**Charts and diagrams as code**
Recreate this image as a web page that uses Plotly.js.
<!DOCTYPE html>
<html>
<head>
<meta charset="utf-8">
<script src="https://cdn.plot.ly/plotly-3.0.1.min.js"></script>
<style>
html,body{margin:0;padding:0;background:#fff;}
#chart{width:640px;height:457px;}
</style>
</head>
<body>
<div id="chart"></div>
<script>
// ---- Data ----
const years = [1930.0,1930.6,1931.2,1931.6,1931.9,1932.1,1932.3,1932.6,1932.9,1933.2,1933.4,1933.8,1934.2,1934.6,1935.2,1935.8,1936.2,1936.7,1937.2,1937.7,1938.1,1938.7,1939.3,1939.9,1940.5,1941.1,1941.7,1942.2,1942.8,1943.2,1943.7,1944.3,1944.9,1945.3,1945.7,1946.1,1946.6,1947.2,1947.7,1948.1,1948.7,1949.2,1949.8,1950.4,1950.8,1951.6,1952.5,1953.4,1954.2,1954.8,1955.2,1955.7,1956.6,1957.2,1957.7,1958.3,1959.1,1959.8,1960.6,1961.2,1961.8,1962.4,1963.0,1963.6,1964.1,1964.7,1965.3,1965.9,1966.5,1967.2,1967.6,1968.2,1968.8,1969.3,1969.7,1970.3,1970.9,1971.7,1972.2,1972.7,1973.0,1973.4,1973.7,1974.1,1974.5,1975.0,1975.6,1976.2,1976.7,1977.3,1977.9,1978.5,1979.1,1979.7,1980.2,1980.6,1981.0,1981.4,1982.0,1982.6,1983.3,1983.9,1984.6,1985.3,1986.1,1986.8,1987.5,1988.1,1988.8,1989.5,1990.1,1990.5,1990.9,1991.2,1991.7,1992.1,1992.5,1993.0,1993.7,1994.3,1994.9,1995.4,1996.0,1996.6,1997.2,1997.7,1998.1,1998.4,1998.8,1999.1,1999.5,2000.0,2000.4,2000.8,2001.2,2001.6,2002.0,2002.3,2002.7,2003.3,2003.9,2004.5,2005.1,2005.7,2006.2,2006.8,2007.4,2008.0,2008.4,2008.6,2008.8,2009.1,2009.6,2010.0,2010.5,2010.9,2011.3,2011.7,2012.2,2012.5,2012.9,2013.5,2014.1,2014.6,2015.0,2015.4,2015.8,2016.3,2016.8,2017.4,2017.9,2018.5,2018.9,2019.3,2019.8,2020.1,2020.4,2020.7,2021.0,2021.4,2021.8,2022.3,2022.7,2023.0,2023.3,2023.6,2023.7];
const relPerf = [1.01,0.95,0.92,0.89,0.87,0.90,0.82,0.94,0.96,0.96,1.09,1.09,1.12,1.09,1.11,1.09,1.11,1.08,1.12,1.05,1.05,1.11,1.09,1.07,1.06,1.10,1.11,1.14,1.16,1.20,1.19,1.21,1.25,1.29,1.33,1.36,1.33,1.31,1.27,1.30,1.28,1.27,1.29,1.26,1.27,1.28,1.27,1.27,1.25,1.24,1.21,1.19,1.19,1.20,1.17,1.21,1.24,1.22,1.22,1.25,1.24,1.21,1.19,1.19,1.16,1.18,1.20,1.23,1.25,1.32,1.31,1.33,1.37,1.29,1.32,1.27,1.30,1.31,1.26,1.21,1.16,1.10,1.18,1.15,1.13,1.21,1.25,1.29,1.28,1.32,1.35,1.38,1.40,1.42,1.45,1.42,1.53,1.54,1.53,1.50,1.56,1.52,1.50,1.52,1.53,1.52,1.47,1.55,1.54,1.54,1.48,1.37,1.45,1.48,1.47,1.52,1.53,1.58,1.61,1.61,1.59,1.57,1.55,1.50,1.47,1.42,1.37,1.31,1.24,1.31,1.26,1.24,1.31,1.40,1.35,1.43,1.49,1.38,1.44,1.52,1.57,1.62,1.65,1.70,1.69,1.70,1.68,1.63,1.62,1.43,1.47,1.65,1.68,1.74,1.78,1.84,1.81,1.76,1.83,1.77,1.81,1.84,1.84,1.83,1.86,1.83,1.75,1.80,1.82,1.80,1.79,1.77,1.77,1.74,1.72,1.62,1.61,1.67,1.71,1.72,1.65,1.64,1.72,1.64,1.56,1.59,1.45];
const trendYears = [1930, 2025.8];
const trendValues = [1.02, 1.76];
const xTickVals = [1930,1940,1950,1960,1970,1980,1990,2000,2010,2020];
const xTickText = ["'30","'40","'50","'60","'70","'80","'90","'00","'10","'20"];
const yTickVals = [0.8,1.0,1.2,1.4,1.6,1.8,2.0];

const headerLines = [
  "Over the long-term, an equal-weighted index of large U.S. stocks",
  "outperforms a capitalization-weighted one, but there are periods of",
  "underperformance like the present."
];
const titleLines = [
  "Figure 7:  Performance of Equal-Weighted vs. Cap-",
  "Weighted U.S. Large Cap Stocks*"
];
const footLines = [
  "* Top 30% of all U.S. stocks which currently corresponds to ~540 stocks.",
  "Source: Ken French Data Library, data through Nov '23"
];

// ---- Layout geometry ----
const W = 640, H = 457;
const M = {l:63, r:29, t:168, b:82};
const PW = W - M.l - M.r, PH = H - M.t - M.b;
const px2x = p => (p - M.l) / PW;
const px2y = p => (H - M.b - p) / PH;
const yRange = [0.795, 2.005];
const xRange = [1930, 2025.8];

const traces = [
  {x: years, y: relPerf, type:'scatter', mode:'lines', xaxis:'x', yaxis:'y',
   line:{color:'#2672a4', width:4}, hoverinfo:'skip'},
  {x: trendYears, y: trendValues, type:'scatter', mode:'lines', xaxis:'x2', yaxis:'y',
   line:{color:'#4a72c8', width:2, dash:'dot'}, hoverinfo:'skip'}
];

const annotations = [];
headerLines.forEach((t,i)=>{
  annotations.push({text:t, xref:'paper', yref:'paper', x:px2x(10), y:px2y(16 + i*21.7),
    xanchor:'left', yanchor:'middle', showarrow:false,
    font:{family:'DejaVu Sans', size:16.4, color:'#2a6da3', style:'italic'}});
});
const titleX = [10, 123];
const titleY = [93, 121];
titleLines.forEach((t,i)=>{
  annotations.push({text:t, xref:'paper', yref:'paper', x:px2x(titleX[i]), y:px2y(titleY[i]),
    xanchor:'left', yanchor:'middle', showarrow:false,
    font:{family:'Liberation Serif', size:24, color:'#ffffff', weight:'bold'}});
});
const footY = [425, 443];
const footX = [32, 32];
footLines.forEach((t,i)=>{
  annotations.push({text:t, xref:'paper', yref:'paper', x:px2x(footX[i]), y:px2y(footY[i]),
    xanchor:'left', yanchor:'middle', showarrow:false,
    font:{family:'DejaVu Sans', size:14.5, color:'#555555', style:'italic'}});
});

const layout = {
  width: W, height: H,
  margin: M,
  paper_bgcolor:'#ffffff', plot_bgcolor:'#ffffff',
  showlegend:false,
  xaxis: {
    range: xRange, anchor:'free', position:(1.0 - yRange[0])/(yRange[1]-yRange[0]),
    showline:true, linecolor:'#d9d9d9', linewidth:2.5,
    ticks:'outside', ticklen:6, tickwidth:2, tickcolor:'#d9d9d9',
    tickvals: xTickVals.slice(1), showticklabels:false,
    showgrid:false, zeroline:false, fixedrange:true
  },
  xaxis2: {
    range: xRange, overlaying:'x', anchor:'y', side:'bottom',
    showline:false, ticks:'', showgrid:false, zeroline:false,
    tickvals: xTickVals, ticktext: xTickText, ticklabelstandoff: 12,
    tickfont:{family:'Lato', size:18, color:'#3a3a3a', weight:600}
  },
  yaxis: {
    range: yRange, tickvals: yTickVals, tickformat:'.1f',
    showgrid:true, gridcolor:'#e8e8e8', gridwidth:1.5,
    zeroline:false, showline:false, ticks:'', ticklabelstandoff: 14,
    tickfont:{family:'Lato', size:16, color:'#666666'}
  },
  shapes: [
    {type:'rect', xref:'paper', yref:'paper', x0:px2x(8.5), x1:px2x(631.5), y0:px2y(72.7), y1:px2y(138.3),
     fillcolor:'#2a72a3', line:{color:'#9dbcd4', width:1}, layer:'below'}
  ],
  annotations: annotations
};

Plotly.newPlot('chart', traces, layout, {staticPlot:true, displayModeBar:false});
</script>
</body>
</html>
--
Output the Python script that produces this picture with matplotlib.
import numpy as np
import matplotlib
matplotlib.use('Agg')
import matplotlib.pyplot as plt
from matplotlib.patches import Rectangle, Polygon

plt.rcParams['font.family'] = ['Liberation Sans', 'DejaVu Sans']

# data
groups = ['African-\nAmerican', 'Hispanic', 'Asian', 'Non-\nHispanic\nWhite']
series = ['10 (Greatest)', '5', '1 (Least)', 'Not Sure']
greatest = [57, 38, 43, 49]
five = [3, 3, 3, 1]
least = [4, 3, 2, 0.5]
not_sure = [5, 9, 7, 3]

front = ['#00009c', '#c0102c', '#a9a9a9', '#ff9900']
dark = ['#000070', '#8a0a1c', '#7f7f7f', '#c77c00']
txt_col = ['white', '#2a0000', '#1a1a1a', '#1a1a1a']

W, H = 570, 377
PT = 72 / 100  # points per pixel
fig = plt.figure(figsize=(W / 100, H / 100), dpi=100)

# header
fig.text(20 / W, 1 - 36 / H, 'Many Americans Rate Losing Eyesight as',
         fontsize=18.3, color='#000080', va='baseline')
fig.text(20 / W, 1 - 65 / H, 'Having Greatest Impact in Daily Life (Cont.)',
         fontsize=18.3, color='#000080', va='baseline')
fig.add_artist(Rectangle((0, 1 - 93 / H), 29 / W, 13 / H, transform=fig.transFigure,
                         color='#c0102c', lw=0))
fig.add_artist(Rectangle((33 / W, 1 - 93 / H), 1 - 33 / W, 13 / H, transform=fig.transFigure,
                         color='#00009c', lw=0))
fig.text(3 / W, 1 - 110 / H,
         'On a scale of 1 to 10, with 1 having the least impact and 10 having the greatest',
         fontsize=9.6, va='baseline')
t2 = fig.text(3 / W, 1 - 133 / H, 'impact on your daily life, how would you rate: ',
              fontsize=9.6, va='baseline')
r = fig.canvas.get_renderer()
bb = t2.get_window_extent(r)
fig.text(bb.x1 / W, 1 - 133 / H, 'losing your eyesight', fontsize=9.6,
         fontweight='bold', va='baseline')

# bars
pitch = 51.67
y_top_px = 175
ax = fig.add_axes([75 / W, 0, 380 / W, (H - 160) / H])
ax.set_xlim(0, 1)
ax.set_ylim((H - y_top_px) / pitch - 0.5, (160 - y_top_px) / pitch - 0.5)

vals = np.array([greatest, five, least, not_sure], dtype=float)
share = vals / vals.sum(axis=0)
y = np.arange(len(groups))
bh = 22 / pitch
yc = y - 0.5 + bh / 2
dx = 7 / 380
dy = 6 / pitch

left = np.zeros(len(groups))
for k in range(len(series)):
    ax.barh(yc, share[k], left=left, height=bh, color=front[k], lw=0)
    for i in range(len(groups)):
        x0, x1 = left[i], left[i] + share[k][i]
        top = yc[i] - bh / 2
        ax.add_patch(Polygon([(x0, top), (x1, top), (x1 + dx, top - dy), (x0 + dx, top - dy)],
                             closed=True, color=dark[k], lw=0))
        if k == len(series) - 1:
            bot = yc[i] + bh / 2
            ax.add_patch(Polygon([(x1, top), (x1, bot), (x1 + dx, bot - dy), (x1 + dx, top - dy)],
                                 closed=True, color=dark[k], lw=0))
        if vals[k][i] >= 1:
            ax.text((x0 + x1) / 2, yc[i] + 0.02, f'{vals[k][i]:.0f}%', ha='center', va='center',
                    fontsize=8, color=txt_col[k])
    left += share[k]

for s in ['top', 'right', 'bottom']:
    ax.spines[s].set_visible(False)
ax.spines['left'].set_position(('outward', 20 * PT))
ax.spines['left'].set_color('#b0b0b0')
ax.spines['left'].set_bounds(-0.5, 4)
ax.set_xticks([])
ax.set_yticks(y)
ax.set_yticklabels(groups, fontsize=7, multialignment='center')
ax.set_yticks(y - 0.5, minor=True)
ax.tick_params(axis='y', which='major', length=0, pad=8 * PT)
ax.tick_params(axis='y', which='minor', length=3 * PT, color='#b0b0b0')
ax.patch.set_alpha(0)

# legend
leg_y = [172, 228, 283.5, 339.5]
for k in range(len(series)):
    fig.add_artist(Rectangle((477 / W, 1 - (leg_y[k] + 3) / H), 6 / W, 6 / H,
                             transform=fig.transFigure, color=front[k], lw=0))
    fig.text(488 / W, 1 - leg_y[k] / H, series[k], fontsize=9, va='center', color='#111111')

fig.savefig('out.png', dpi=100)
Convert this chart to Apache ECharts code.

**Your goal**
Only the lines from the one containing "Output the Python" through the one containing "not_sure = [5, 9, 7, 3]" are to be extracted, exactly as they appear, with both ends included.

**Written response**
Output the Python script that produces this picture with matplotlib.
import numpy as np
import matplotlib
matplotlib.use('Agg')
import matplotlib.pyplot as plt
from matplotlib.patches import Rectangle, Polygon

plt.rcParams['font.family'] = ['Liberation Sans', 'DejaVu Sans']

# data
groups = ['African-\nAmerican', 'Hispanic', 'Asian', 'Non-\nHispanic\nWhite']
series = ['10 (Greatest)', '5', '1 (Least)', 'Not Sure']
greatest = [57, 38, 43, 49]
five = [3, 3, 3, 1]
least = [4, 3, 2, 0.5]
not_sure = [5, 9, 7, 3]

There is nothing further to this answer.